GOAL
Where a line contains the string "this", copy that line.

ITEMS
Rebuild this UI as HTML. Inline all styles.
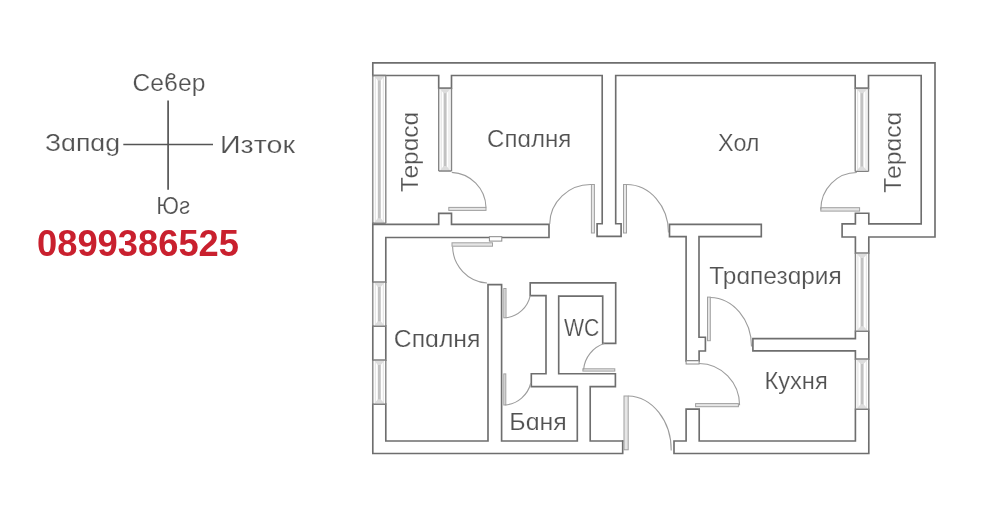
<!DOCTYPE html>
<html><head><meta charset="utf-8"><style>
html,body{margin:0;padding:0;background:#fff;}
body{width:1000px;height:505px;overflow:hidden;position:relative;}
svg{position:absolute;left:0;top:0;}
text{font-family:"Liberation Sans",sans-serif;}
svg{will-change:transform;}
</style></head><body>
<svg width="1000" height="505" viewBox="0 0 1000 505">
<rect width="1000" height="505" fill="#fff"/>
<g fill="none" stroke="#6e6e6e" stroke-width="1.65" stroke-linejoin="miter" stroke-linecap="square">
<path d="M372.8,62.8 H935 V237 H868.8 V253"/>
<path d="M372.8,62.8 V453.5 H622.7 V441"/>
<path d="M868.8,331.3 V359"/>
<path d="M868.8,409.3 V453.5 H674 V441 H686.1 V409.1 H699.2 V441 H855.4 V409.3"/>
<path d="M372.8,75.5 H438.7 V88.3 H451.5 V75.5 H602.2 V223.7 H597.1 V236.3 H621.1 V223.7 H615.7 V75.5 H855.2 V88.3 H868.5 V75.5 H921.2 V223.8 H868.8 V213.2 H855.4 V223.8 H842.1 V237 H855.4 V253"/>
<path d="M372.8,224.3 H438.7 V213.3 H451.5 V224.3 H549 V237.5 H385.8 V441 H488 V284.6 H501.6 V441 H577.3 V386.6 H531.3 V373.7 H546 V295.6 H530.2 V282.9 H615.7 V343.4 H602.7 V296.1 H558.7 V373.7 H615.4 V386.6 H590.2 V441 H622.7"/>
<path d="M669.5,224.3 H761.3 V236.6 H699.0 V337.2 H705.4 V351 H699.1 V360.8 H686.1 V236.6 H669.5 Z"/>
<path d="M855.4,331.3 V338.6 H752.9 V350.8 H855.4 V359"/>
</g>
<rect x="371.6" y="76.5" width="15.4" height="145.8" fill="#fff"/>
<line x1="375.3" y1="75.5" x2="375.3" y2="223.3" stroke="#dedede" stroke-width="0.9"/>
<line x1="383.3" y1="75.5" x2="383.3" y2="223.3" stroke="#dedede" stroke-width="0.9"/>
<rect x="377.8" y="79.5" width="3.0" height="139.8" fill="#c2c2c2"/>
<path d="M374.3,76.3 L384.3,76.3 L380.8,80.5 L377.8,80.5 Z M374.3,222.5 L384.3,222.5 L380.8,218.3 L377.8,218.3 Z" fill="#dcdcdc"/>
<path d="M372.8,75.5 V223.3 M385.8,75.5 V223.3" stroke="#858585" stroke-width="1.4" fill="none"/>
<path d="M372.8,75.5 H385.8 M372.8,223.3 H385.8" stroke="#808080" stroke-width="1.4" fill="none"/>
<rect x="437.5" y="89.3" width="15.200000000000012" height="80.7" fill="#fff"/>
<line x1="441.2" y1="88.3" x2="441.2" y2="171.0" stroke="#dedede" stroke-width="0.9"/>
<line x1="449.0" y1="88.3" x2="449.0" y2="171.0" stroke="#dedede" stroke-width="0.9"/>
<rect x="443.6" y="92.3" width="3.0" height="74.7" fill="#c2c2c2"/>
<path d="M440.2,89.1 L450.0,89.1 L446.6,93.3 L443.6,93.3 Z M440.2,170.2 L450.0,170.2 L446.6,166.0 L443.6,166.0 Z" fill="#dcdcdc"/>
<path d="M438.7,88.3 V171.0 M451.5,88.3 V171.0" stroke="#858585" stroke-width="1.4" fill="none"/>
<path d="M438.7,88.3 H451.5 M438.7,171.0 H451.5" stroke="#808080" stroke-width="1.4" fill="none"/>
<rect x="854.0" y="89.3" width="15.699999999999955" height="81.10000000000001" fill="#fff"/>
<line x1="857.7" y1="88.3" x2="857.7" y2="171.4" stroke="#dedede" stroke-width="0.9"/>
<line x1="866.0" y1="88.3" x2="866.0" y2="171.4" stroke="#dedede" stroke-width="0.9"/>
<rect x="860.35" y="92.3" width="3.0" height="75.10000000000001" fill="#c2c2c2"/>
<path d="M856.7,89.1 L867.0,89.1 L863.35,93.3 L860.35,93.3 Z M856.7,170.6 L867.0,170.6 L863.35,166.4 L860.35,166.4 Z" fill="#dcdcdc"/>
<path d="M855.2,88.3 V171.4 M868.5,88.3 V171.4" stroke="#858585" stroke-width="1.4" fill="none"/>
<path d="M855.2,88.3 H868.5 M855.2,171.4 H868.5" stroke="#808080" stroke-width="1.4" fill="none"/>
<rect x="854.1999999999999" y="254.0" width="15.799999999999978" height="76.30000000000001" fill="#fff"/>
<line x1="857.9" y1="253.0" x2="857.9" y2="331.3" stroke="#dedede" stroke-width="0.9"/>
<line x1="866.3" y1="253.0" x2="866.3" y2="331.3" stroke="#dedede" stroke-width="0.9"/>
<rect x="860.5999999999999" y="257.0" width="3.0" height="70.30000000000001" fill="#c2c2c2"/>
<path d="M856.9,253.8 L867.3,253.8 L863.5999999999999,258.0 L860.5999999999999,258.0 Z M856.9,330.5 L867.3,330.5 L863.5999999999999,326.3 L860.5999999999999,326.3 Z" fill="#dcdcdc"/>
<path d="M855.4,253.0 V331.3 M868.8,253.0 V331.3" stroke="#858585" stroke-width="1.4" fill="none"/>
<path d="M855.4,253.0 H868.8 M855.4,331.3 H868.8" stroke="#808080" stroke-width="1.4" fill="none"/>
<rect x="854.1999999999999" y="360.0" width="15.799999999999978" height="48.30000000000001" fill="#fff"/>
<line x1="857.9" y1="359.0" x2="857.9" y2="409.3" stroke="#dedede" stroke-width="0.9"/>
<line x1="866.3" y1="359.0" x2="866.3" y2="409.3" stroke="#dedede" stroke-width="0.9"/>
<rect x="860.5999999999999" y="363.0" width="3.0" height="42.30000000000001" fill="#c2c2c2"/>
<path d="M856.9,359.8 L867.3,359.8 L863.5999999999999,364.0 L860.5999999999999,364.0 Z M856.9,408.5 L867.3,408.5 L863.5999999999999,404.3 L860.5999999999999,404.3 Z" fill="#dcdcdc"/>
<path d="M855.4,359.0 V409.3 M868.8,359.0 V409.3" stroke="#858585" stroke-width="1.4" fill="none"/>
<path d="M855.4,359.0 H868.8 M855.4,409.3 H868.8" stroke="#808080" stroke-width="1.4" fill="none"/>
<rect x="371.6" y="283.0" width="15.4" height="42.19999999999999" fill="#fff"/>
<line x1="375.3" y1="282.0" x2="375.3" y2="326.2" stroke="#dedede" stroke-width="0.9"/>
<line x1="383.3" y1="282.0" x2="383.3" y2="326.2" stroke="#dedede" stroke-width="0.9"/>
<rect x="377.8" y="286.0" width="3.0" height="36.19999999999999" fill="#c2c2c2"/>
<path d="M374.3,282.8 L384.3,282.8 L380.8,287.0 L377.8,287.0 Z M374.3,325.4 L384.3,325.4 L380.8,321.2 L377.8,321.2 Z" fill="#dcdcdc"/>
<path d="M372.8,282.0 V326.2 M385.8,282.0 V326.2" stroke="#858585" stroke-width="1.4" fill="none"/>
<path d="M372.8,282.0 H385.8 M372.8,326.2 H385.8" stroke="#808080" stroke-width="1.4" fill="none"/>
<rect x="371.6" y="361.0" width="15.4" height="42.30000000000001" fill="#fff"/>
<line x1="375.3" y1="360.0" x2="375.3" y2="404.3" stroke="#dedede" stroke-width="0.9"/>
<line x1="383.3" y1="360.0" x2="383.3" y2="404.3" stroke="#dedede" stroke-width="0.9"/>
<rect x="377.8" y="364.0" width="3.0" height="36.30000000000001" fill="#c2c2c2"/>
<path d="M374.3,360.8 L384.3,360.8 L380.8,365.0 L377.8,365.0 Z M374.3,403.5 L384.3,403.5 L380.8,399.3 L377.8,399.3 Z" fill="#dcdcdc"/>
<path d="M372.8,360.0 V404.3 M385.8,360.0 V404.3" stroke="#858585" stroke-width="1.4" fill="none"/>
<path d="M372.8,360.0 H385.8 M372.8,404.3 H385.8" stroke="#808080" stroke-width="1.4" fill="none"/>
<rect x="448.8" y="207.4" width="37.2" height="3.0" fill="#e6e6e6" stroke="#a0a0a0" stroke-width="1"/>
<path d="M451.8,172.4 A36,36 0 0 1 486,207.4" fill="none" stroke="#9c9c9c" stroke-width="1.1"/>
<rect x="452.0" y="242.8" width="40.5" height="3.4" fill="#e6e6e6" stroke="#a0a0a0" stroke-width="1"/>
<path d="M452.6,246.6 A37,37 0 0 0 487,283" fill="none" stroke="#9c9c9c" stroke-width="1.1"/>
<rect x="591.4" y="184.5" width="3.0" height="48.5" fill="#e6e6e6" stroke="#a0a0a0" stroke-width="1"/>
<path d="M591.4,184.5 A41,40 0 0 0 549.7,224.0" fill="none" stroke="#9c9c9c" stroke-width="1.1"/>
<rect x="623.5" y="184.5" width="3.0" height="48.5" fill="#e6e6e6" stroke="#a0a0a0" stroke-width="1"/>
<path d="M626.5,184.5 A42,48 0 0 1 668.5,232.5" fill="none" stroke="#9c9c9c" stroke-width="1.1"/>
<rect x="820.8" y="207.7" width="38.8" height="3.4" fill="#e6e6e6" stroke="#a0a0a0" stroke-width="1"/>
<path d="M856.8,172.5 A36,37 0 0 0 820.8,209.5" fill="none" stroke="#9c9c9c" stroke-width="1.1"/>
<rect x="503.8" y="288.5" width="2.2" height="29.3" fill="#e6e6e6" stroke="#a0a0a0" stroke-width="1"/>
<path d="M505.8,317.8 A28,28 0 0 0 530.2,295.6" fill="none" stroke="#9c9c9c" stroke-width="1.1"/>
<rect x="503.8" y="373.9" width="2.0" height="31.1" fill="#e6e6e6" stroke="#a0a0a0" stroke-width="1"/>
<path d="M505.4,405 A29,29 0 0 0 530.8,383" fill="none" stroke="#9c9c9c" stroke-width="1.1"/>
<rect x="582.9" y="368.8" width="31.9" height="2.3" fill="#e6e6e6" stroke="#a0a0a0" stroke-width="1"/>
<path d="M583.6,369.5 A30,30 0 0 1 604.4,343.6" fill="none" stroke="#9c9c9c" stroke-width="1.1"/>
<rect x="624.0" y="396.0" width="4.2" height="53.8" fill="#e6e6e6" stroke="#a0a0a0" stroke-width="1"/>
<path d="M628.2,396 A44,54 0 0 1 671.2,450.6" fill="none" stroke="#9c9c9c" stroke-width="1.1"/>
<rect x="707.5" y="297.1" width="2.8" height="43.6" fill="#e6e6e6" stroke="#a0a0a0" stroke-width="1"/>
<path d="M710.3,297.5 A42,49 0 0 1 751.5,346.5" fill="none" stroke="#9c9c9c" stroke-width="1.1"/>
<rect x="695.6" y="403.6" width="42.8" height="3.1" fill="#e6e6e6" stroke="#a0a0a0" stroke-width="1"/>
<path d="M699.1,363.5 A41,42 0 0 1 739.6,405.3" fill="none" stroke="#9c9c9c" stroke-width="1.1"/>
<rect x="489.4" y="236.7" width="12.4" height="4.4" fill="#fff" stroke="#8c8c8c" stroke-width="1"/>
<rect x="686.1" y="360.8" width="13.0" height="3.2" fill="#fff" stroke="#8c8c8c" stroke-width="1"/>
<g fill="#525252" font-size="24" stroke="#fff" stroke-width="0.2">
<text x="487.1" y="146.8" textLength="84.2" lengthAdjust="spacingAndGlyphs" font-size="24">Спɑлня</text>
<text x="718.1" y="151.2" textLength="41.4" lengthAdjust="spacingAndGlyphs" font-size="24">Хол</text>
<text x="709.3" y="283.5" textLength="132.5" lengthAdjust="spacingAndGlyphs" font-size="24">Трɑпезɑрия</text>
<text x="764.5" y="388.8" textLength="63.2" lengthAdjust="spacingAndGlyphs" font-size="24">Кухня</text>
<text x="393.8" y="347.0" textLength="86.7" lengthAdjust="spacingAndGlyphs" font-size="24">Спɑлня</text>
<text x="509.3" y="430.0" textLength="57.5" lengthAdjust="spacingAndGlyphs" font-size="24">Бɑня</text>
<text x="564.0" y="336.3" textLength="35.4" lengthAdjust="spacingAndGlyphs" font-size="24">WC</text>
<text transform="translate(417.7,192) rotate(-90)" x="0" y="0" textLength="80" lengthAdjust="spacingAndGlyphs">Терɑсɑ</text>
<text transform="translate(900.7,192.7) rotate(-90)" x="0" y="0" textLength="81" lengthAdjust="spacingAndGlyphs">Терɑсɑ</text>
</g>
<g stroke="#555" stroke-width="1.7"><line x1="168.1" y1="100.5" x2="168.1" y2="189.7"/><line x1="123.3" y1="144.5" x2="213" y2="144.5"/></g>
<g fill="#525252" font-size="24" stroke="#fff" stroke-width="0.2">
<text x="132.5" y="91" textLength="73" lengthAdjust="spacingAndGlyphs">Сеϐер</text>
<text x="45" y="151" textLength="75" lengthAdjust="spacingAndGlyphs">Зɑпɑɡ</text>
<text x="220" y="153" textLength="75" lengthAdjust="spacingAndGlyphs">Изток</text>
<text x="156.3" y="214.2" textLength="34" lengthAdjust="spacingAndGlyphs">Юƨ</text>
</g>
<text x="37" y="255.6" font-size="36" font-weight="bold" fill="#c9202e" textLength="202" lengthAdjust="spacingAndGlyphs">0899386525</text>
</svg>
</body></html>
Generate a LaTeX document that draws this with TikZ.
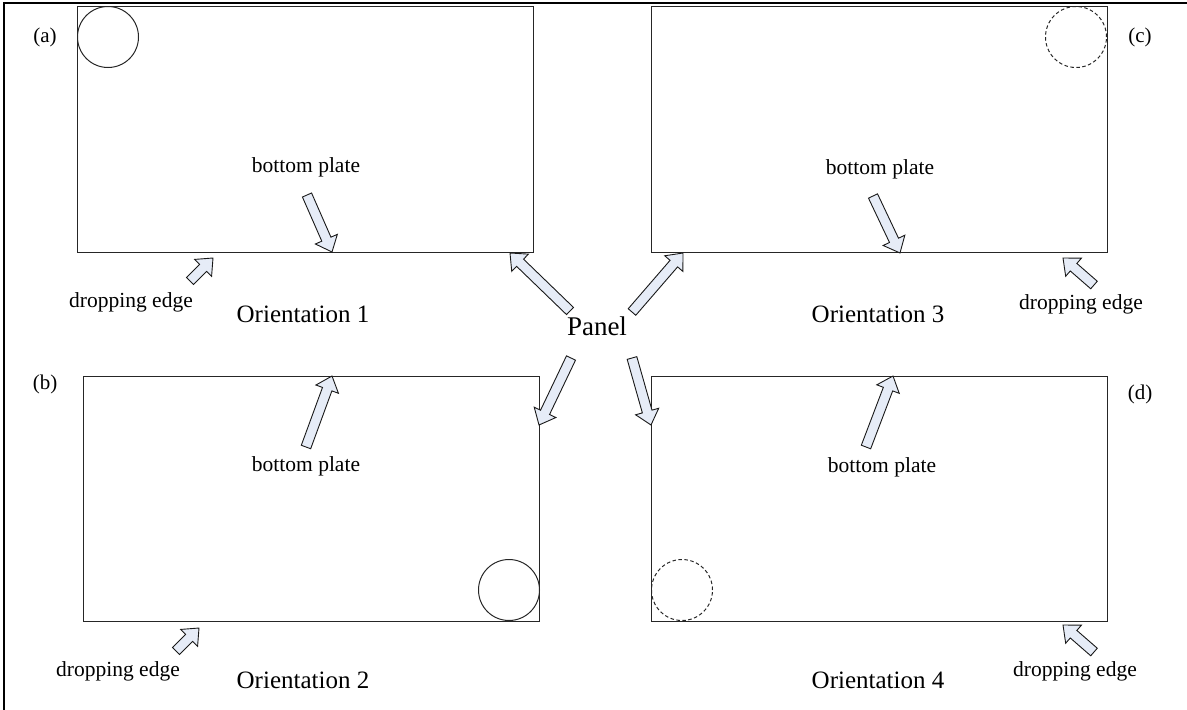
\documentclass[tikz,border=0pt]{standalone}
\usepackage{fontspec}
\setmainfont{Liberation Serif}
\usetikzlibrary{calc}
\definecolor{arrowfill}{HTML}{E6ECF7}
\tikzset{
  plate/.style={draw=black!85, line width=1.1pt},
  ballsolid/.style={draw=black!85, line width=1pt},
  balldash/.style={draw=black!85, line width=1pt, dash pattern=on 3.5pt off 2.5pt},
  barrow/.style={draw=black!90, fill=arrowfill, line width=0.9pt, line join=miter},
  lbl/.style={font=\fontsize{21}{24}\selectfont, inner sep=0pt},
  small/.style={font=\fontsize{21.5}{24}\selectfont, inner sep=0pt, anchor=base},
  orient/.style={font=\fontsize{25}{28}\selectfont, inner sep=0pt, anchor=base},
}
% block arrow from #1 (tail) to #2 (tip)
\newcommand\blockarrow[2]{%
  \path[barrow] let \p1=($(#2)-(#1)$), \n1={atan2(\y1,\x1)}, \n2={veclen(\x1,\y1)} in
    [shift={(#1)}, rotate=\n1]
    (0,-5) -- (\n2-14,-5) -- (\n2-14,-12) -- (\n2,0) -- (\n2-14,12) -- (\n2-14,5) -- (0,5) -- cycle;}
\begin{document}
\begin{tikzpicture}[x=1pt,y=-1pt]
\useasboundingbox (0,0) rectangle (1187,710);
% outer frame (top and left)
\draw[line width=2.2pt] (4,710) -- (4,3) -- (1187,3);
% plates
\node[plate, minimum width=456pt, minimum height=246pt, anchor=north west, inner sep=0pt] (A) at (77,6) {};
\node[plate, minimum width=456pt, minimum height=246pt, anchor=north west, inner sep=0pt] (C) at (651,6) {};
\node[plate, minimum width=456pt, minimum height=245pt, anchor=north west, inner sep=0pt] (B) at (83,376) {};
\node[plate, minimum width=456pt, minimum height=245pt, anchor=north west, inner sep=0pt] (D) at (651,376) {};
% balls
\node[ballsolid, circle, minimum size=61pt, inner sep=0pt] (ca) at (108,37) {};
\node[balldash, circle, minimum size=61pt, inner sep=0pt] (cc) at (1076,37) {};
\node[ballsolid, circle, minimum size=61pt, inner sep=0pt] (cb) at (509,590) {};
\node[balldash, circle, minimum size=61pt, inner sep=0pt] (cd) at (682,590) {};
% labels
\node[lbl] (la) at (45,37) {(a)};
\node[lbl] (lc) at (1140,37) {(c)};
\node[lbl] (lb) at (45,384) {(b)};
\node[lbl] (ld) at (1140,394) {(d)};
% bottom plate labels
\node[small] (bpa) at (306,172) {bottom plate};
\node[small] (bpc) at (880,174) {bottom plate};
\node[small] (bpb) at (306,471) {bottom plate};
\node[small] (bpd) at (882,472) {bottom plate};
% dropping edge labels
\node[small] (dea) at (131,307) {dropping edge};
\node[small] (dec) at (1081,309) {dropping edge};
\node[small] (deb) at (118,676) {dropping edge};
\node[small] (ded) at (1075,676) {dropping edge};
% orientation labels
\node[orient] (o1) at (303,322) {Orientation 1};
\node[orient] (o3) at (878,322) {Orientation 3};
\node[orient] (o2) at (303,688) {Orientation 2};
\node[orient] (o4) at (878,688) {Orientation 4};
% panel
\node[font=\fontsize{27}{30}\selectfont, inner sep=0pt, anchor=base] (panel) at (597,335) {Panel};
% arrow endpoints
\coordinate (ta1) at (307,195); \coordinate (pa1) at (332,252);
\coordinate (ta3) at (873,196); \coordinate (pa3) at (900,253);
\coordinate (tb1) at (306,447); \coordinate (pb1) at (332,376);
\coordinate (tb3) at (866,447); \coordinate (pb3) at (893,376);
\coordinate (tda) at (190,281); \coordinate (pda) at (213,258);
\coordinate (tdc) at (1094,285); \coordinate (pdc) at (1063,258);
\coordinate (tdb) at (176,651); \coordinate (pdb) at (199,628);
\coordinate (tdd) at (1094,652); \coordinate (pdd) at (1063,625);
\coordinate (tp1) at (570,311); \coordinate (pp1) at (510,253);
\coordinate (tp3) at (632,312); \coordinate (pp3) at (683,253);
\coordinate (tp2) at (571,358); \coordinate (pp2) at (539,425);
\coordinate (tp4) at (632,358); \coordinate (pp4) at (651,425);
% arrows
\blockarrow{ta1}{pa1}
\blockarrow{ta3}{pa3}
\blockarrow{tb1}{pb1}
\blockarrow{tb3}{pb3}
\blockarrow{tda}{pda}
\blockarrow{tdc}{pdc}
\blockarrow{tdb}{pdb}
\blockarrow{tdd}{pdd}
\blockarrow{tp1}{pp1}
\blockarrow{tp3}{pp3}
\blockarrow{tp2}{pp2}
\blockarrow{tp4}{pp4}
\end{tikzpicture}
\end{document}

WRITTEN REPLY
Rebuild this UI as HTML. Inline all styles.
Generate a LaTeX document that draws this with TikZ.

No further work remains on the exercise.